For tradespeople and construction businesses across NSW, that gap between captured and uncaptured value is the most relevant fact in this entire picture. Every kilogram of copper, aluminium, or brass that is properly sorted and brought to a professional recycler is contributing to the captured side of that equation.
Conclusion
The truth about scrap metal demand in 2026 is that it is strong, diversified, and supported by long-term structural forces that are not going away. Construction, clean energy, electrification, and decarbonisation are all pulling in the same direction. If you are generating scrap across Sydney and NSW, now is a good time to ensure it is being managed by a recycler that offers competitive prices and reliable service. Contact us for a pickup or quote, and make sure your scrap is working as hard as the market will allow.
FAQs:
Is scrap metal demand increasing in Australia in 2026?
Yes. Australia’s metal recycling market is projected to grow from USD $5.27 billion in 2025 to $7.35 billion by 2034 at 3.78% annually.
Which metals are most in demand from scrap recyclers in 2026?
Copper and aluminium are the fastest-growing segments due to electric vehicles, solar energy, and data centre construction demand.
What is Australia’s metal recovery rate?
Metals achieved an 89.9 per cent resource recovery rate in 2022-23, the highest of any material category nationally, according to DCCEEW.
Why are electric arc furnaces important for scrap metal demand?

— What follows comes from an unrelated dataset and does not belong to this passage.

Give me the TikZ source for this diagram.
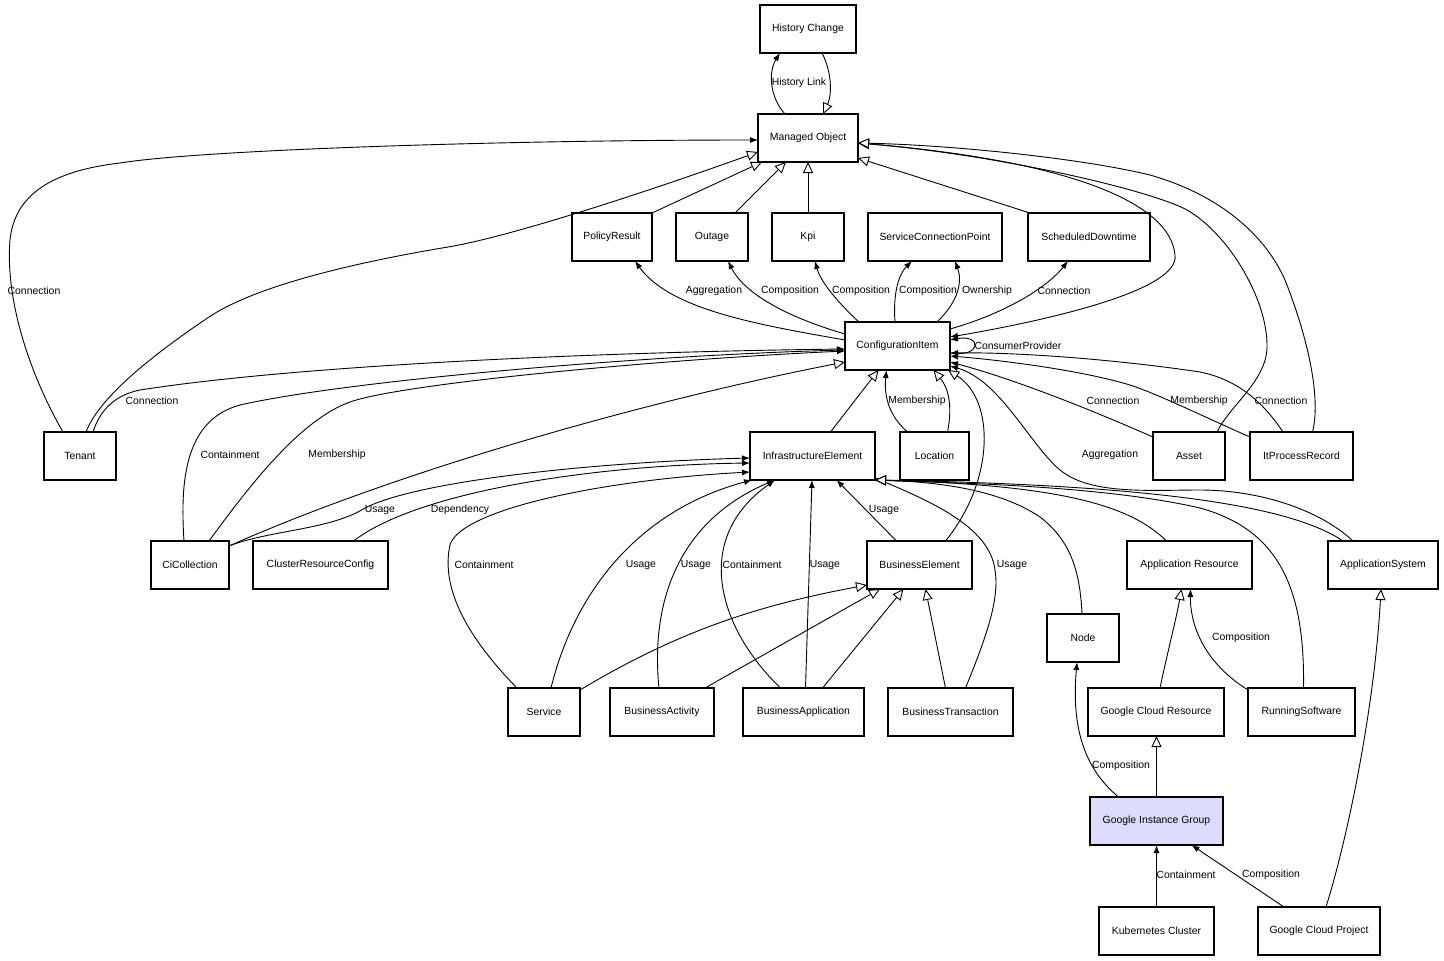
\documentclass[tikz,border=0pt]{standalone}
\usepackage{fontspec}
\setmainfont{Liberation Sans}
\usetikzlibrary{arrows.meta}
\newcommand\lblfont{\fontsize{10.4}{12}\selectfont}
\definecolor{gigfill}{RGB}{220,220,252}
\tikzset{
  tipa/.tip={Latex[length=8pt,width=6pt]},
  tipg/.tip={Triangle[length=11pt,width=10pt,fill=white]},
  box/.style={draw, line width=1.1pt, minimum height=48pt, inner sep=0pt, outer sep=0pt, fill=white, font=\lblfont},
  lab/.style={inner sep=0pt, font=\lblfont},
  conn/.style={line width=0.9pt},
  assoc/.style={conn, -tipa},
  gen/.style={conn, -tipg},
}
\begin{document}
\begin{tikzpicture}[x=1pt,y=-1pt]
\useasboundingbox (0,0) rectangle (1444,961);
% nodes
\node[box, minimum width=96pt]  (hc)     at (808,29)    {History Change};
\node[box, minimum width=100pt] (mo)     at (808,138)   {Managed Object};
\node[box, minimum width=80pt]  (pr)     at (612,237)   {PolicyResult};
\node[box, minimum width=72pt]  (outage) at (712,237)   {Outage};
\node[box, minimum width=72pt]  (kpi)    at (808,237)   {Kpi};
\node[box, minimum width=134pt] (scp)    at (935,237)   {ServiceConnectionPoint};
\node[box, minimum width=122pt] (sd)     at (1089,237)  {ScheduledDowntime};
\node[box, minimum width=105pt] (ci)     at (897.5,346) {ConfigurationItem};
\node[box, minimum width=72pt]  (tenant) at (80,456)    {Tenant};
\node[box, minimum width=125pt] (ie)     at (812.5,456) {InfrastructureElement};
\node[box, minimum width=69pt]  (loc)    at (934.5,456) {Location};
\node[box, minimum width=72pt]  (asset)  at (1189,456)  {Asset};
\node[box, minimum width=103pt] (itpr)   at (1301.5,456){ItProcessRecord};
\node[box, minimum width=78pt]  (cic)    at (190,565)   {CiCollection};
\node[box, minimum width=135pt] (crc)    at (320.5,565) {ClusterResourceConfig};
\node[box, minimum width=105pt] (be)     at (919.5,565) {BusinessElement};
\node[box, minimum width=125pt] (ar)     at (1189.5,565){Application Resource};
\node[box, minimum width=110pt] (as)     at (1383,565)  {ApplicationSystem};
\node[box, minimum width=72pt]  (nd)     at (1083,638)  {Node};
\node[box, minimum width=72pt]  (svc)    at (544,712)   {Service};
\node[box, minimum width=104pt] (ba)     at (662,712)   {BusinessActivity};
\node[box, minimum width=121pt] (bapp)   at (803.5,712) {BusinessApplication};
\node[box, minimum width=125pt] (bt)     at (950.5,712) {BusinessTransaction};
\node[box, minimum width=136pt] (gcr)    at (1156,712)  {Google Cloud Resource};
\node[box, minimum width=107pt] (rs)     at (1301.5,712){RunningSoftware};
\node[box, minimum width=133pt, fill=gigfill] (gig) at (1156.5,821) {Google Instance Group};
\node[box, minimum width=115pt] (kc)     at (1156.5,931){Kubernetes Cluster};
\node[box, minimum width=122pt] (gcp)    at (1319,931)  {Google Cloud Project};

% History link
\draw[assoc] ([xshift=-23pt]mo.north) .. controls (770,98) and (768,72) .. ([xshift=-28pt]hc.south);
\draw[gen] ([xshift=14pt]hc.south) .. controls (832,72) and (832,95) .. ([xshift=15pt]mo.north);
% Tenant
\draw[assoc] ([xshift=-17pt]tenant.north) .. controls (30,375) and (5,300) .. (10,240) .. controls (15,190) and (60,170) .. (120,163) .. controls (200,150) and (500,140) .. ([yshift=-2pt]mo.west);
\draw[gen] ([xshift=6pt]tenant.north) .. controls (100,395) and (160,350) .. (209,317) .. controls (260,283) and (370,260) .. (448,247) .. controls (520,235) and (680,180) .. ([yshift=-14pt]mo.west);
\draw[assoc] ([xshift=13pt]tenant.north) .. controls (100,410) and (115,395) .. (140,390) .. controls (300,365) and (600,352) .. ([yshift=-3pt]ci.west);
% CiCollection
\draw[assoc] ([xshift=-6pt]cic.north) .. controls (180,480) and (185,420) .. (240,405) .. controls (350,380) and (650,355) .. ([yshift=-4pt]ci.west);
\draw[assoc] ([xshift=19pt]cic.north) .. controls (250,485) and (300,420) .. (350,402) .. controls (400,384) and (650,360) .. ([yshift=-5pt]ci.west);
\draw[gen] ([yshift=-5pt]cic.north east) .. controls (400,470) and (650,400) .. ([yshift=-16pt]ci.west);
\draw[assoc] ([yshift=-5pt]cic.north east) .. controls (270,530) and (330,530) .. (365,508) .. controls (420,480) and (600,462) .. ([yshift=-2pt]ie.west);
\draw[assoc] ([xshift=33pt]crc.north) .. controls (420,490) and (600,465) .. ([yshift=-7pt]ie.west);
% into IE from below
\draw[assoc] ([xshift=-27pt]svc.north) .. controls (470,640) and (440,590) .. (450,545) .. controls (460,510) and (600,480) .. ([yshift=-16pt]ie.west);
\draw[assoc] ([xshift=7pt]svc.north) .. controls (575,590) and (640,510) .. ([xshift=2pt]ie.south west);
\draw[assoc] ([xshift=-3pt]ba.north) .. controls (650,600) and (680,520) .. ([xshift=25pt]ie.south west);
\draw[assoc] ([xshift=-23pt]bapp.north) .. controls (720,630) and (690,540) .. ([xshift=25pt]ie.south west);
\draw[assoc] ([xshift=2pt]bapp.north) -- ([xshift=-0.5pt]ie.south);
\draw[assoc] ([xshift=-23pt]be.north) -- ([xshift=24pt]ie.south);
\draw[assoc] ([xshift=15pt]bt.north) .. controls (985,640) and (1000,600) .. (995,570) .. controls (990,530) and (940,505) .. ([yshift=2pt]ie.south east);
\draw[gen] ([xshift=-1pt]nd.north) .. controls (1080,570) and (1070,540) .. (1040,517) .. controls (1000,490) and (940,482) .. (ie.south east);
\draw[gen] ([xshift=-23pt]ar.north) .. controls (1130,505) and (1060,485) .. (ie.south east);
\draw[gen] ([xshift=2pt]rs.north) .. controls (1305,590) and (1280,530) .. (1200,508) .. controls (1100,485) and (950,483) .. (ie.south east);
\draw[gen] ([xshift=-40pt]as.north) .. controls (1290,505) and (1150,485) .. (ie.south east);
% into CI from below
\draw[gen] ([xshift=18pt]ie.north) -- ([xshift=-19pt]ci.south);
\draw[assoc] ([xshift=-27pt]loc.north) .. controls (888,415) and (884,395) .. ([xshift=-11pt]ci.south);
\draw[gen] ([xshift=13pt]loc.north) .. controls (952,410) and (950,390) .. ([xshift=36pt]ci.south);
\draw[gen] ([xshift=26pt]be.north) .. controls (995,480) and (995,400) .. ([xshift=-2pt]ci.south east);
\draw[assoc] ([xshift=-30pt]as.north) .. controls (1320,510) and (1260,490) .. (1200,490) .. controls (1150,490) and (1090,495) .. (1060,470) .. controls (1030,445) and (1000,380) .. ([yshift=-20pt]ci.east);
% CI and MO
\draw[conn, tipg-tipa] ([yshift=-5pt]mo.east) .. controls (1060,160) and (1170,200) .. (1175,255) .. controls (1180,290) and (1050,320) .. ([yshift=9pt]ci.east);
\draw[gen] ([xshift=28pt]asset.north) .. controls (1230,405) and (1268,380) .. (1267,345) .. controls (1267,300) and (1230,235) .. (1187,210) .. controls (1150,190) and (1000,155) .. ([yshift=-5pt]mo.east);
\draw[gen] ([xshift=11pt]itpr.north) .. controls (1322,395) and (1305,330) .. (1285,280) .. controls (1265,235) and (1220,195) .. (1150,175) .. controls (1080,158) and (950,145) .. ([yshift=-5pt]mo.east);
% CI to row 2
\draw[assoc] ([yshift=17pt]ci.east) .. controls (1000,315) and (1045,290) .. ([xshift=-21pt]sd.south);
\draw[assoc] ([xshift=39.5pt]ci.north) .. controls (960,300) and (962,280) .. ([xshift=20pt]scp.south);
\draw[assoc] ([xshift=-2.5pt]ci.north) .. controls (893,295) and (898,275) .. ([xshift=-23pt]scp.south);
\draw[assoc] ([xshift=-38.5pt]ci.north) .. controls (835,300) and (820,280) .. ([xshift=7pt]kpi.south);
\draw[assoc] ([yshift=12pt]ci.west) .. controls (790,318) and (745,295) .. ([xshift=16pt]outage.south);
\draw[assoc] ([yshift=6pt]ci.west) .. controls (760,325) and (670,310) .. ([xshift=23pt]pr.south);
\draw[assoc] ([yshift=-7pt]ci.east) .. controls (982,358) and (982,334) .. ([yshift=6pt]ci.east);
% Asset, ItProcessRecord to CI
\draw[assoc] ([yshift=19pt]asset.west) .. controls (1080,405) and (1010,378) .. ([yshift=-16pt]ci.east);
\draw[assoc] ([yshift=19pt]itpr.west) .. controls (1200,415) and (1160,395) .. (1130,385) .. controls (1080,370) and (1000,360) .. ([yshift=-10pt]ci.east);
\draw[assoc] ([xshift=-18.5pt]itpr.north) .. controls (1265,405) and (1240,380) .. (1200,372) .. controls (1120,360) and (1020,352) .. ([yshift=-7pt]ci.east);
% row 2 to MO
\draw[gen] (pr.north east) -- ([xshift=4pt]mo.south west);
\draw[gen] ([xshift=23pt]outage.north) -- ([xshift=-22pt]mo.south);
\draw[gen] (kpi.north) -- (mo.south);
\draw[gen] ([xshift=2pt]sd.north west) -- ([yshift=4pt]mo.south east);
% to BusinessElement
\draw[gen] ([yshift=-2pt]svc.north east) .. controls (680,630) and (760,605) .. ([yshift=4pt]be.south west);
\draw[gen] ([xshift=-9pt]ba.north east) -- ([xshift=13pt]be.south west);
\draw[gen] ([xshift=19pt]bapp.north) -- ([xshift=-16pt]be.south);
\draw[gen] ([xshift=-5pt]bt.north) -- ([xshift=6pt]be.south);
% Google part
\draw[gen] ([xshift=4pt]gcr.north) .. controls (1168,650) and (1176,620) .. ([xshift=-8pt]ar.south);
\draw[assoc] ([yshift=-2pt]rs.north west) .. controls (1200,660) and (1190,620) .. ([xshift=1pt]ar.south);
\draw[gen] (gig.north) -- (gig.north |- gcr.south);
\draw[assoc] ([xshift=-38pt]gig.north) .. controls (1080,765) and (1072,720) .. ([xshift=-6pt]nd.south);
\draw[assoc] (kc.north) -- (gig.south);
\draw[assoc] ([xshift=-35pt]gcp.north) -- ([xshift=35pt]gig.south);
\draw[gen] ([xshift=7pt]gcp.north) .. controls (1350,830) and (1375,700) .. ([xshift=-2pt]as.south);

% labels
\node[lab] (l1)  at (799,83)   {History Link};
\node[lab] (l2)  at (34,291)   {Connection};
\node[lab] (l3)  at (714,291)  {Aggregation};
\node[lab] (l4)  at (790,291)  {Composition};
\node[lab] (l5)  at (861,291)  {Composition};
\node[lab] (l6)  at (928,291)  {Composition};
\node[lab] (l7)  at (987,291)  {Ownership};
\node[lab] (l8)  at (1064,291) {Connection};
\node[lab] (l9)  at (1018,346) {ConsumerProvider};
\node[lab] (l10) at (152,401)  {Connection};
\node[lab] (l11) at (917,401)  {Membership};
\node[lab] (l12) at (1113,401) {Connection};
\node[lab] (l13) at (1199,401) {Membership};
\node[lab] (l14) at (1281,401) {Connection};
\node[lab] (l15) at (230,455)  {Containment};
\node[lab] (l16) at (337,455)  {Membership};
\node[lab] (l17) at (1110,455) {Aggregation};
\node[lab] (l18) at (380,510)  {Usage};
\node[lab] (l19) at (460,510)  {Dependency};
\node[lab] (l20) at (884,510)  {Usage};
\node[lab] (l21) at (484,565)  {Containment};
\node[lab] (l22) at (641,565)  {Usage};
\node[lab] (l23) at (696,565)  {Usage};
\node[lab] (l24) at (752,565)  {Containment};
\node[lab] (l25) at (825,565)  {Usage};
\node[lab] (l26) at (1012,565) {Usage};
\node[lab] (l27) at (1241,638) {Composition};
\node[lab] (l28) at (1121,766) {Composition};
\node[lab] (l29) at (1186,875) {Containment};
\node[lab] (l30) at (1271,875) {Composition};
\end{tikzpicture}
\end{document}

EAF steelmaking uses scrap metal as its primary feedstock instead of iron ore, significantly reducing emissions and increasing scrap demand.
Does the clean energy transition affect scrap copper prices?
Yes. Solar panels, wind turbines, EVs, and data centres all use copper, increasing demand for recycled copper and pushing prices higher over time.
How should I prepare my scrap metal to get the best price?
Separate different metals, strip insulation from copper wire where practical, and remove non-metal attachments before selling to a recycler.